Maggie Gardner is a professor of law at Cornell Law School and a scholar of civil procedure and international law. She studies how U.S. courts handle cases involving foreign parties or foreign law. She is a founding editor of the Transnational Litigation Blog, and her scholarship on international litigation in U.S. courts has been published in such journals as the University of Pennsylvania Law Review, Virginia Law Review, NYU Law Review, and Stanford Law Review. She is also interested in judicial decisionmaking and procedure from the perspective of U.S. district court judges. Her article on district court decisions citing other district court decisions (Dangerous Citations) was recently published in the NYU Law Review, and her article on U.S. district courts deciding cases collectively (District Court En Bancs) was recently published in the Fordham Law Review.
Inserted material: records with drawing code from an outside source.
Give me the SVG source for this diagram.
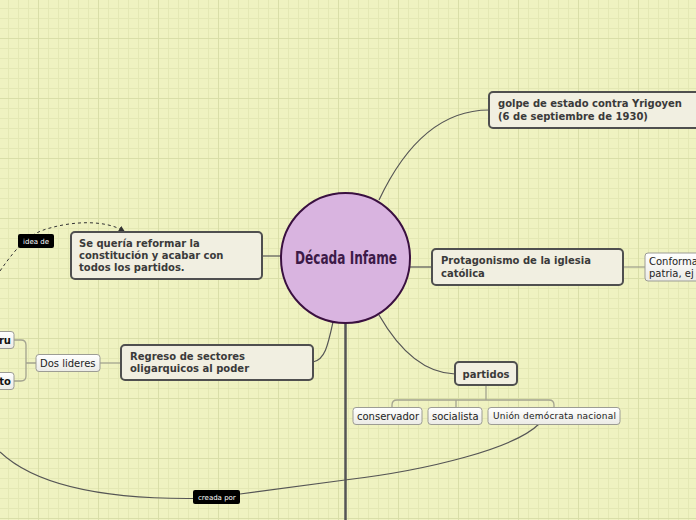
<svg xmlns="http://www.w3.org/2000/svg" width="696" height="520" viewBox="0 0 696 520">
<defs>
<pattern id="grid" x="8" y="8" width="60" height="60" patternUnits="userSpaceOnUse">
<path d="M0.5 0V60M10.5 0V60M20.5 0V60M40.5 0V60M50.5 0V60M0 0.5H60M0 10.5H60M0 20.5H60M0 40.5H60M0 50.5H60" stroke="#e4e8b4" stroke-width="1" fill="none"/>
<path d="M30.5 0V60M0 30.5H60" stroke="#d9dea8" stroke-width="1" fill="none"/>
</pattern>
<linearGradient id="sub" x1="0" y1="0" x2="0" y2="1">
<stop offset="0" stop-color="#ffffff"/>
<stop offset="1" stop-color="#ebebe6"/>
</linearGradient>
<marker id="arr" viewBox="0 0 6 6" refX="5" refY="3" markerWidth="6" markerHeight="6" orient="auto" markerUnits="userSpaceOnUse">
<path d="M0 0L6 3L0 6Z" fill="#333"/>
</marker>
<style>
.main{fill:#f1efe1;stroke:#4f4f4f;stroke-width:2}
.subn{fill:url(#sub);stroke:#9c9c94;stroke-width:1}
.bt{font-family:"DejaVu Sans",Verdana,sans-serif;font-weight:bold;font-size:10px;fill:#3a3a3a}
.nt{font-family:"DejaVu Sans",Verdana,sans-serif;font-size:10px;fill:#222}
.con{fill:none;stroke:#555;stroke-width:1.2}
.lcon{fill:none;stroke:#a3a38f;stroke-width:1.3}
.lab{fill:#000}
.lt{font-family:"DejaVu Sans",Verdana,sans-serif;font-size:7px;fill:#fff}
</style>
</defs>
<rect width="696" height="520" fill="#eff2c1"/>
<rect width="696" height="520" fill="url(#grid)"/>

<g id="connectors">
<path class="con" d="M379,200 C405,145 440,110 489,110"/>
<path class="con" d="M410,267 H432"/>
<path class="con" d="M281,256 H262"/>
<path class="con" d="M333,322 C328,345 325,360 313,362"/>
<path class="con" d="M379,315 C398,348 422,373 455,374"/>
<path d="M345.5,323 V520" fill="none" stroke="#555" stroke-width="2.5"/>
<path class="lcon" d="M623,267 H645"/>
<path class="lcon" d="M121,363 H100"/>
<path class="lcon" d="M36,363 H26 M14,340 H21 Q26,340 26,345 V376 Q26,381 21,381 H14"/>
<path class="lcon" d="M486,385 V400 M392,407 V405 Q392,400 397,400 H549 Q554,400 554,405 V407 M456,400 V407" stroke="#999988"/>
<path class="con" d="M539,424 C515,448 430,470 345,480 C300,486 270,490 240,494"/>
<path class="con" d="M193,498.5 C120,499 40,490 0,452"/>
<path d="M0,271 C18,245 30,233 50,228 C75,221 105,220 124,231" fill="none" stroke="#333" stroke-width="1" stroke-dasharray="3,3" marker-end="url(#arr)"/>
</g>

<g id="center">
<ellipse cx="345.5" cy="258" rx="64.5" ry="65" fill="#d9b4e0" stroke="#3a1040" stroke-width="2"/>
<text x="346" y="264" text-anchor="middle" font-family="'DejaVu Sans Condensed','DejaVu Sans',sans-serif" font-weight="bold" font-size="18" fill="#3c1a48" textLength="102" lengthAdjust="spacingAndGlyphs">Década Infame</text>
</g>

<g id="golpe">
<rect class="main" x="489" y="92" width="230" height="36" rx="4"/>
<text class="bt" x="498" y="107">golpe de estado contra Yrigoyen</text>
<text class="bt" x="498" y="120">(6 de septiembre de 1930)</text>
</g>

<g id="protagonismo">
<rect class="main" x="432" y="249" width="191" height="36" rx="4"/>
<text class="bt" x="441" y="264">Protagonismo de la iglesia</text>
<text class="bt" x="441" y="277">católica</text>
</g>

<g id="conforma">
<rect class="subn" x="645" y="253" width="80" height="28" rx="3"/>
<text class="nt" x="649" y="265">Conforma</text>
<text class="nt" x="649" y="277">patria, ej</text>
</g>

<g id="reforma">
<rect class="main" x="71" y="232" width="191" height="47" rx="4"/>
<text class="bt" x="79" y="247">Se quería reformar la</text>
<text class="bt" x="79" y="259">constitución y acabar con</text>
<text class="bt" x="79" y="271">todos los partidos.</text>
</g>

<g id="regreso">
<rect class="main" x="121" y="345" width="192" height="35" rx="4"/>
<text class="bt" x="130" y="360">Regreso de sectores</text>
<text class="bt" x="130" y="372">oligarquicos al poder</text>
</g>

<g id="dos-lideres">
<rect class="subn" x="36" y="354.5" width="64" height="17" rx="3"/>
<text class="nt" x="40" y="367">Dos lideres</text>
</g>

<g id="ru">
<rect class="subn" x="-20" y="331.5" width="34" height="17" rx="3"/>
<text class="bt" x="11" y="344" text-anchor="end" style="fill:#111">ru</text>
</g>

<g id="to">
<rect class="subn" x="-20" y="372.5" width="34" height="17" rx="3"/>
<text class="bt" x="11" y="385" text-anchor="end" style="fill:#111">to</text>
</g>

<g id="partidos">
<rect class="main" x="455" y="362" width="62" height="23" rx="4"/>
<text class="bt" x="486" y="378" text-anchor="middle">partidos</text>
</g>

<g id="conservador">
<rect class="subn" x="353" y="407.5" width="69" height="17" rx="3"/>
<text class="nt" x="357" y="420">conservador</text>
</g>

<g id="socialista">
<rect class="subn" x="428" y="407.5" width="54" height="17" rx="3"/>
<text class="nt" x="432" y="420">socialista</text>
</g>

<g id="union">
<rect class="subn" x="488" y="407.5" width="132" height="17" rx="3"/>
<text class="nt" x="493" y="419" style="font-size:9px;letter-spacing:0.2px">Unión demócrata nacional</text>
</g>

<g id="idea-de">
<rect class="lab" x="18" y="234" width="36" height="14" rx="2"/>
<text class="lt" x="23" y="243.5">idea de</text>
</g>

<g id="creada-por">
<rect class="lab" x="193" y="490" width="47" height="14" rx="2"/>
<text class="lt" x="198" y="499.5">creada por</text>
</g>
</svg>
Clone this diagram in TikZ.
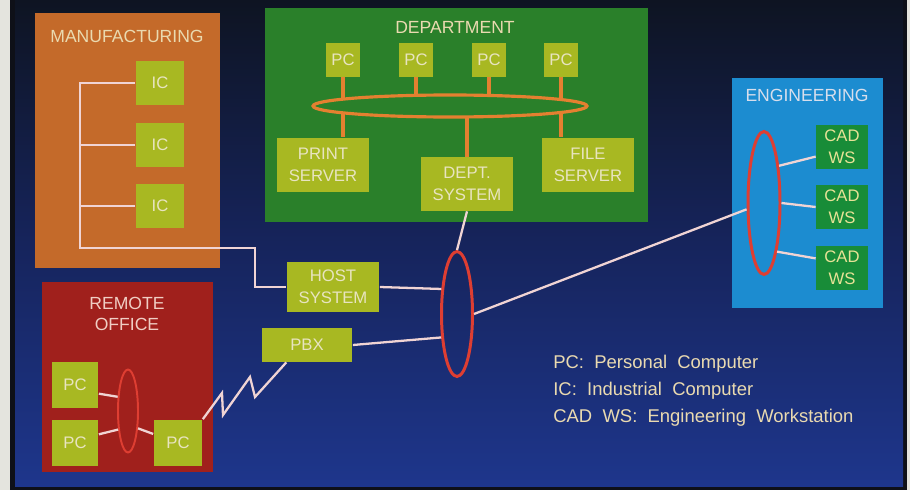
\documentclass[tikz,border=0pt]{standalone}
\usepackage{fontspec}
\setmainfont{Liberation Sans}
\usepackage{xcolor}
\usepackage{tikz}
\usetikzlibrary{shapes.geometric, calc}
\definecolor{paper}{RGB}{228,228,222}
\definecolor{frame}{RGB}{14,16,24}
\definecolor{skytop}{RGB}{14,20,34}
\definecolor{skymid}{RGB}{22,36,92}
\definecolor{skybot}{RGB}{30,54,140}
\definecolor{mfgorange}{RGB}{196,106,42}
\definecolor{deptgreen}{RGB}{42,128,42}
\definecolor{enggblue}{RGB}{28,140,208}
\definecolor{remotered}{RGB}{160,32,28}
\definecolor{boxlime}{RGB}{168,184,34}
\definecolor{cadgreen}{RGB}{24,140,56}
\definecolor{boxtext}{RGB}{232,228,192}
\definecolor{cadtext}{RGB}{232,226,150}
\definecolor{titlecream}{RGB}{234,218,176}
\definecolor{wirepink}{RGB}{240,212,212}
\definecolor{ringred}{RGB}{222,62,50}
\definecolor{busorange}{RGB}{228,128,48}
\tikzstyle{zone} = [rectangle, inner sep=0pt]
\tikzstyle{zonetitle} = [inner sep=0pt, align=center, font=\fontsize{10}{12}\selectfont]
\tikzstyle{unit} = [rectangle, fill=boxlime, text=boxtext, inner sep=0pt, align=center, font=\fontsize{9.5}{12.5}\selectfont]
\tikzstyle{cadunit} = [unit, fill=cadgreen, text=cadtext, minimum width=1.04cm, minimum height=0.9cm]
\tikzstyle{ring} = [ellipse, draw=ringred, line width=1.7pt, inner sep=0pt]
\tikzstyle{wire} = [draw=wirepink, line width=1.3pt]
\tikzstyle{bus} = [draw=busorange, line width=1.8pt]
\tikzstyle{legend} = [anchor=base west, inner sep=0pt, text=titlecream, font=\fontsize{10.5}{12}\selectfont]

\begin{document}
\begin{tikzpicture}[x=0.02cm, y=-0.02cm]
    \useasboundingbox (0,0) rectangle (910,490);
    % Backdrop
    \fill[paper] (0,0) rectangle (910,490);
    \fill[frame] (10,0) rectangle (907,490);
    \shade[top color=skytop, bottom color=skybot, middle color=skymid] (15,0) rectangle (903,486);

    % Zones
    \node[zone, fill=mfgorange, minimum width=3.7cm, minimum height=5.1cm] (mfg) at (127.5,140.5) {};
    \node[zone, fill=deptgreen, minimum width=7.66cm, minimum height=4.28cm] (deptzone) at (456.5,115) {};
    \node[zone, fill=enggblue, minimum width=3.02cm, minimum height=4.6cm] (engg) at (807.5,193) {};
    \node[zone, fill=remotered, minimum width=3.42cm, minimum height=3.8cm] (remote) at (127.5,377) {};

    \node[zonetitle, text=titlecream] (mfglabel) at (127,36) {MANUFACTURING};
    \node[zonetitle, text=titlecream] (deptlabel) at (455,27) {DEPARTMENT};
    \node[zonetitle, text={rgb,255:red,215;green,222;blue,236}] (engglabel) at (807,95) {ENGINEERING};
    \node[zonetitle, text={rgb,255:red,240;green,206;blue,196}] (remotelabel) at (127,314) {REMOTE\\OFFICE};

    % Manufacturing
    \node[unit, minimum width=0.98cm, minimum height=0.9cm] (ic1) at (160,83) {IC};
    \node[unit, minimum width=0.98cm, minimum height=0.9cm] (ic2) at (160,145) {IC};
    \node[unit, minimum width=0.98cm, minimum height=0.9cm] (ic3) at (160,206) {IC};

    % Department
    \foreach \i/\x in {1/343, 2/416, 3/489, 4/561}
        \node[unit, minimum width=0.68cm, minimum height=0.68cm] (pc\i) at (\x,60) {PC};
    \node[unit, minimum width=1.84cm, minimum height=1.1cm] (prt) at (323,165) {PRINT\\SERVER};
    \node[unit, minimum width=1.84cm, minimum height=1.08cm] (dept) at (467,184) {DEPT.\\SYSTEM};
    \node[unit, minimum width=1.86cm, minimum height=1.1cm] (filesrv) at (588,165) {FILE\\SERVER};

    \draw[bus] (pc1.south) -- (pc1.south |- prt.north);
    \draw[bus] (pc2.south) -- ++(0,30);
    \draw[bus] (pc3.south) -- ++(0,30);
    \draw[bus] (pc4.south) -- (pc4.south |- filesrv.north);
    \draw[bus] (dept.north) -- ++(0,-45);
    \node[ellipse, draw=busorange, fill=deptgreen, line width=1.8pt, inner sep=0pt,
          minimum width=5.48cm, minimum height=0.44cm] (deptring) at (450,106) {};

    % Host and PBX
    \node[unit, minimum width=1.86cm, minimum height=1.02cm] (host) at (333,287) {HOST\\SYSTEM};
    \node[unit, minimum width=1.82cm, minimum height=0.68cm] (pbx) at (307,345) {PBX};
    \node[ring, minimum width=0.62cm, minimum height=2.5cm] (core) at (457,314) {};

    % Engineering
    \node[cadunit] (cad1) at (842,147) {CAD\\WS};
    \node[cadunit] (cad2) at (842,207) {CAD\\WS};
    \node[cadunit] (cad3) at (842,268) {CAD\\WS};
    \node[ring, minimum width=0.64cm, minimum height=2.86cm] (ering) at (764,203) {};

    % Remote office
    \node[unit, minimum width=0.94cm, minimum height=0.92cm] (rpc1) at (75,385) {PC};
    \node[unit, minimum width=0.94cm, minimum height=0.92cm] (rpc2) at (75,443) {PC};
    \node[unit, minimum width=0.98cm, minimum height=0.94cm] (rpc3) at (178,443) {PC};
    \node[ring, line width=1.1pt, minimum width=0.4cm, minimum height=1.66cm] (rring) at (128,411) {};

    % Wires
    \coordinate (trunk) at (80,248);
    \coordinate (elbow) at (255,287);
    \draw[wire] (ic1.west) -| (trunk) -| (elbow) -- (host.west);
    \draw[wire] (ic2.west) -- (ic2.west -| trunk);
    \draw[wire] (ic3.west) -- (ic3.west -| trunk);

    \draw[wire] (dept.south) -- (core.north);
    \draw[wire] (host.east) -- (core.122);
    \draw[wire] (pbx.east) -- (core.236);
    \draw[wire] (core.east) -- (ering.200);
    \draw[wire] (ering.68) -- (cad1.200);
    \draw[wire] (ering.east) -- (cad2.west);
    \draw[wire] (ering.-75) -- (cad3.160);

    \draw[wire] (rpc1.-20) -- (rring.126);
    \draw[wire] (rpc2.20) -- (rring.242);
    \draw[wire] (rring.-60) -- (rpc3.160);
    \draw[wire] (rpc3.north east) -- (222,393) -- (223,415) -- (250,377) -- (255,397) -- (pbx.220);

    % Legend
    \node[legend] (legpc) at (553,368) {PC:\ \ Personal\ \ Computer};
    \node[legend] (legic) at (553,395) {IC:\ \ Industrial\ \ Computer};
    \node[legend] (legcad) at (553,422) {CAD\ \ WS:\ \ Engineering\ \ Workstation};
\end{tikzpicture}
\end{document}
Prior to joining the Cornell faculty, Professor Gardner taught as a Climenko Fellow and Lecturer on Law at Harvard Law School, where she was an inaugural recipient of the HLS Student Government Teaching and Advising Award in 2016. Before entering academia, she practiced as a litigation and appellate associate with WilmerHale LLP in Washington, D.C. and clerked for Judge Sandra L. Lynch of the U.S. Court of Appeals for the First Circuit and Judge Michael H. Simon of the U.S. District Court for the District of Oregon. She also completed a year-long fellowship with the Appeals Chamber of the Special Tribunal for Lebanon under the direction of President Antonio Cassese.
Professor Gardner graduated cum laude from Harvard College, where she was a Truman Scholar, and magna cum laude from Harvard Law School, where she served as a Supervising Editor of the Harvard Law Review.